WHO'S AFRAID OF FEMINISM? Seeing Through the Backlash

By

Pub Date: Sept. 1st, 1997
Publisher: New Press

A mature and thoughtful collection of original essays on feminism in the 1990s, edited by two leading feminist scholars. Oakly and Mitchell, the British editors of two previous collections on feminism (one in 1976 and one in 1986), return for another tenth-year state-of-the-movement report. Despite the high-profile backlash against feminism that they refer to in their subtitle, what they discover is not wholly disheartening. In fact, given the caliber of essayists they've assembled here, the present state of feminism, and its future, seems almost rosy. Carol Gilligan, the author of In a Different Voice, eloquently argues for the necessity of better incorporating women's voices into society at large. Carolyn Heilbrun talks of women's uneasy romance with a masculine literary tradition that has largely ignored them and with an academic establishment that is still shockingly inhospitable to them. And in a wonderful overview, editor Oakly traces the history of gender within the feminist movement. This is, in some ways, a feminism that we're comfortable with: The writers lash out mainly at the status quo, patriarchy, and the right. The content of many of the other pieces assembled here, however, proves that feminism is going through a difficult transitional period, one in which many of the movement's elder stateswomen are duking it out among themselves, and a younger generation of women is emerging that feels dissociated from the more vocal feminism of the 1970s.

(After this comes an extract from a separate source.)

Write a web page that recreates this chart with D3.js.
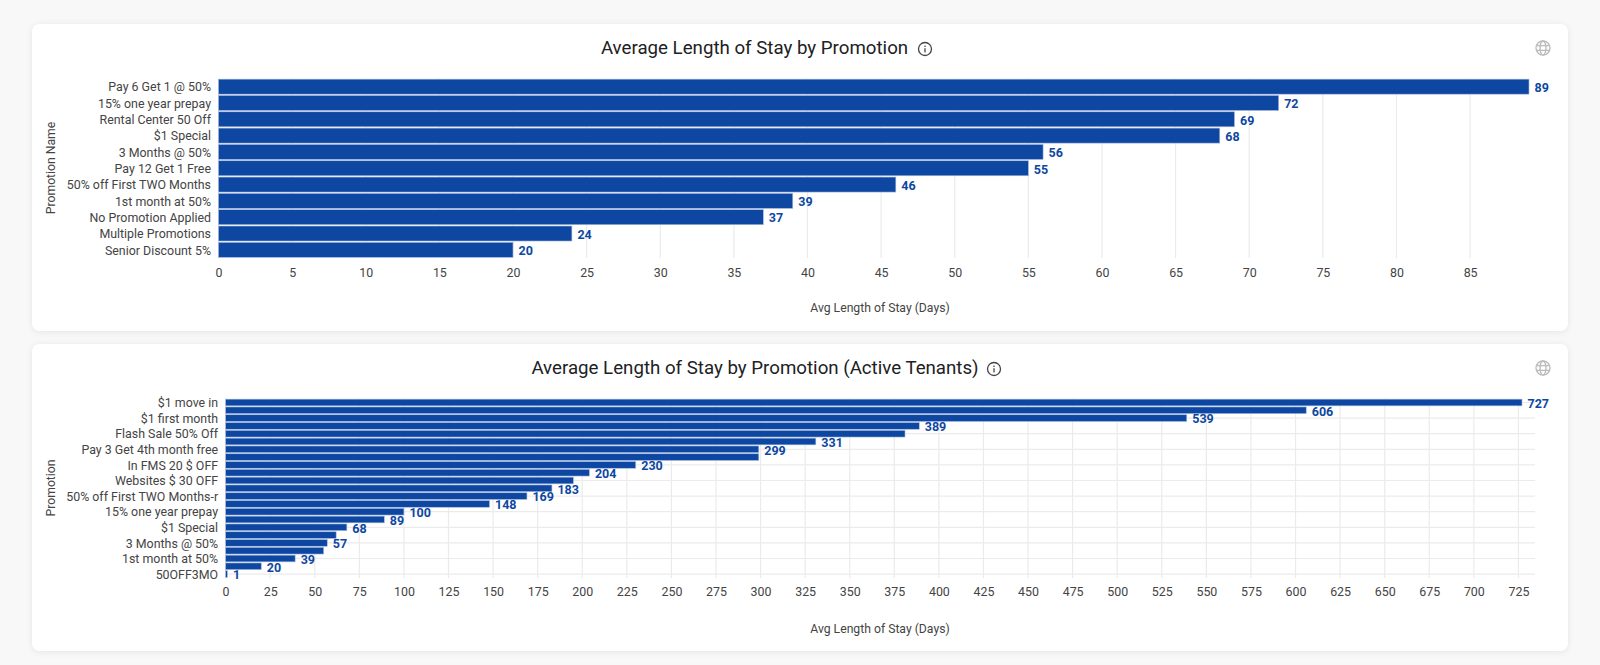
<!DOCTYPE html>
<html>
<head>
<meta charset="utf-8">
<script src="https://cdn.jsdelivr.net/npm/d3@7"></script>
<style>
  html, body { margin: 0; padding: 0; background: #f8f8f8; }
  svg { display: block; }
  text { font-family: Roboto, sans-serif; }
</style>
</head>
<body>
<svg id="chart" width="1600" height="665"></svg>
<script>
// top chart
var promoNames = ["Pay 6 Get 1 @ 50%", "15% one year prepay", "Rental Center 50 Off", "$1 Special", "3 Months @ 50%",
  "Pay 12 Get 1 Free", "50% off First TWO Months", "1st month at 50%", "No Promotion Applied", "Multiple Promotions", "Senior Discount 5%"];
var promoValues = [89, 72, 69, 68, 56, 55, 46, 39, 37, 24, 20];
var promoTicks = d3.range(0, 90, 5);

// bottom chart, only every second category name is readable
var activeNames = ["$1 move in", "", "$1 first month", "", "Flash Sale 50% Off", "", "Pay 3 Get 4th month free", "",
  "In FMS 20 $ OFF", "", "Websites $ 30 OFF", "", "50% off First TWO Months-r", "", "15% one year prepay", "",
  "$1 Special", "", "3 Months @ 50%", "", "1st month at 50%", "", "50OFF3MO"];
var activeValues = [727, 606, 539, 389, 381, 331, 299, 299, 230, 204, 195, 183, 169, 148, 100, 89, 68, 62, 57, 55, 39, 20, 1];
// bars without a number in the picture
var activeUnlabelled = [4, 7, 10, 17, 19];
var activeTicks = d3.range(0, 750, 25);

var barColor = "#0d47a1";
var gridColor = "#ebebeb";
var svg = d3.select("#chart");

// soft shadow under the cards
var defs = svg.append("defs");
var shadow = defs.append("filter").attr("id", "card-shadow")
  .attr("x", "-2%").attr("y", "-5%").attr("width", "104%").attr("height", "110%");
shadow.append("feDropShadow").attr("dx", 0).attr("dy", 1).attr("stdDeviation", 3)
  .attr("flood-color", "#000").attr("flood-opacity", 0.08);

function drawCard(cfg) {
  svg.append("rect")
    .attr("x", 32).attr("y", cfg.cardTop)
    .attr("width", 1536).attr("height", cfg.cardBottom - cfg.cardTop)
    .attr("rx", 8)
    .attr("fill", "#fff")
    .attr("filter", "url(#card-shadow)");

  var g = svg.append("g");

  var x = d3.scaleLinear().domain(cfg.domain).range(cfg.xRange);
  var y = d3.scaleBand()
    .domain(cfg.names.map((d, i) => i))
    .range(cfg.yRange)
    .paddingInner(cfg.padding)
    .paddingOuter(cfg.padding / 2);

  // vertical grid
  g.append("g").selectAll("line")
    .data(cfg.ticks)
    .join("line")
      .attr("x1", d => x(d)).attr("x2", d => x(d))
      .attr("y1", cfg.yRange[0]).attr("y2", cfg.yRange[1])
      .attr("stroke", gridColor)
      .attr("stroke-width", 1.2);

  // horizontal grid on the named rows
  if (cfg.gridRight) {
    g.append("g").selectAll("line")
      .data(cfg.names.map((d, i) => i).filter(i => cfg.names[i] !== ""))
      .join("line")
        .attr("x1", cfg.xRange[0]).attr("x2", cfg.gridRight)
        .attr("y1", d => y(d) + y.bandwidth() / 2).attr("y2", d => y(d) + y.bandwidth() / 2)
        .attr("stroke", gridColor)
        .attr("stroke-width", 1.2);
  }

  // bars
  g.append("g").selectAll("rect")
    .data(cfg.values)
    .join("rect")
      .attr("x", x(0))
      .attr("y", (d, i) => y(i))
      .attr("width", d => x(d) - x(0))
      .attr("height", y.bandwidth())
      .attr("fill", barColor)
      .attr("stroke", "#a9bbdf")
      .attr("stroke-width", 0.6);

  // numbers behind the bars
  g.append("g").selectAll("text")
    .data(cfg.values.map((v, i) => ({ v: v, i: i })).filter(d => cfg.unlabelled.indexOf(d.i) < 0))
    .join("text")
      .attr("x", d => x(d.v) + 5.5)
      .attr("y", d => y(d.i) + y.bandwidth() / 2)
      .attr("dy", "0.42em")
      .attr("fill", barColor)
      .style("font-size", "12.5px")
      .style("font-weight", 700)
      .text(d => d.v);

  // category labels
  g.append("g").selectAll("text")
    .data(cfg.names.map((n, i) => ({ n: n, i: i })).filter(d => d.n !== ""))
    .join("text")
      .attr("x", cfg.xRange[0] - 7.5)
      .attr("y", d => y(d.i) + y.bandwidth() / 2)
      .attr("dy", "0.38em")
      .attr("text-anchor", "end")
      .attr("fill", "#444")
      .style("font-size", "12.4px")
      .text(d => d.n);

  // x axis labels
  var axis = g.append("g")
    .attr("transform", "translate(0," + cfg.tickY + ")")
    .call(d3.axisBottom(x).tickValues(cfg.ticks).tickSize(0).tickPadding(0).tickFormat(d3.format("d")));
  axis.select(".domain").remove();
  axis.selectAll("text")
    .attr("fill", "#444")
    .style("font-size", "12.4px")
    .style("font-family", "Roboto, sans-serif");

  // axis titles
  g.append("text")
    .attr("x", 880).attr("y", cfg.xTitleY)
    .attr("text-anchor", "middle")
    .attr("fill", "#444")
    .style("font-size", "12.2px")
    .text("Avg Length of Stay (Days)");
  g.append("text")
    .attr("transform", "translate(55," + cfg.yTitleY + ") rotate(-90)")
    .attr("text-anchor", "middle")
    .attr("fill", "#444")
    .style("font-size", "12.2px")
    .text(cfg.yTitle);

  // chart title
  g.append("text")
    .attr("x", cfg.titleX).attr("y", cfg.titleY)
    .attr("text-anchor", "middle")
    .attr("fill", "#202124")
    .style("font-size", "18.7px")
    .text(cfg.title);

  drawInfo(g, cfg.infoX, cfg.iconY);
  drawGlobe(g, 1543, cfg.iconY - 1);
}

function drawInfo(g, cx, cy) {
  var icon = g.append("g").attr("transform", "translate(" + cx + "," + cy + ")");
  icon.append("circle").attr("r", 6.5).attr("fill", "none").attr("stroke", "#444").attr("stroke-width", 1.3);
  icon.append("rect").attr("x", -0.65).attr("y", -0.8).attr("width", 1.3).attr("height", 4.2).attr("fill", "#444");
  icon.append("rect").attr("x", -0.65).attr("y", -3.4).attr("width", 1.3).attr("height", 1.4).attr("fill", "#444");
}

function drawGlobe(g, cx, cy) {
  var icon = g.append("g").attr("transform", "translate(" + cx + "," + cy + ")")
    .attr("fill", "none").attr("stroke", "#bdbdbd").attr("stroke-width", 1.4);
  icon.append("circle").attr("r", 7);
  icon.append("ellipse").attr("rx", 3).attr("ry", 7);
  icon.append("line").attr("x1", -7).attr("x2", 7).attr("y1", -2.4).attr("y2", -2.4);
  icon.append("line").attr("x1", -7).attr("x2", 7).attr("y1", 2.4).attr("y2", 2.4);
}

drawCard({
  title: "Average Length of Stay by Promotion", titleX: 754.5, titleY: 54, infoX: 925, iconY: 49,
  cardTop: 24, cardBottom: 331,
  names: promoNames, values: promoValues, ticks: promoTicks, unlabelled: [],
  domain: [0, 89], xRange: [218.5, 1529], yRange: [78.5, 258], padding: 0.08,
  gridRight: 0, tickY: 268,
  xTitleY: 312, yTitle: "Promotion Name", yTitleY: 168
});

drawCard({
  title: "Average Length of Stay by Promotion (Active Tenants)", titleX: 755, titleY: 373.5, infoX: 994, iconY: 369,
  cardTop: 344, cardBottom: 651,
  names: activeNames, values: activeValues, ticks: activeTicks, unlabelled: activeUnlabelled,
  domain: [0, 727], xRange: [225.6, 1522], yRange: [398.6, 578], padding: 0.14,
  gridRight: 1535, tickY: 587,
  xTitleY: 633, yTitle: "Promotion", yTitleY: 488
});
</script>
</body>
</html>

Some of the most interesting work here reflects that turbulence, such as Margaret Walters's lighthearted but critical study of sexual ""melodrama"" in feminism, which highlights some striking similarities between archenemies Catharine MacKinnon and Camille Paglia. Other essays focus on feminism, and anti-feminism, in Britain, Sweden, and post-Communist Eastern Europe. A useful anthology, providing the kind of critical self-awareness and vigor that will help to keep feminism alive, exciting, and deeply relevant.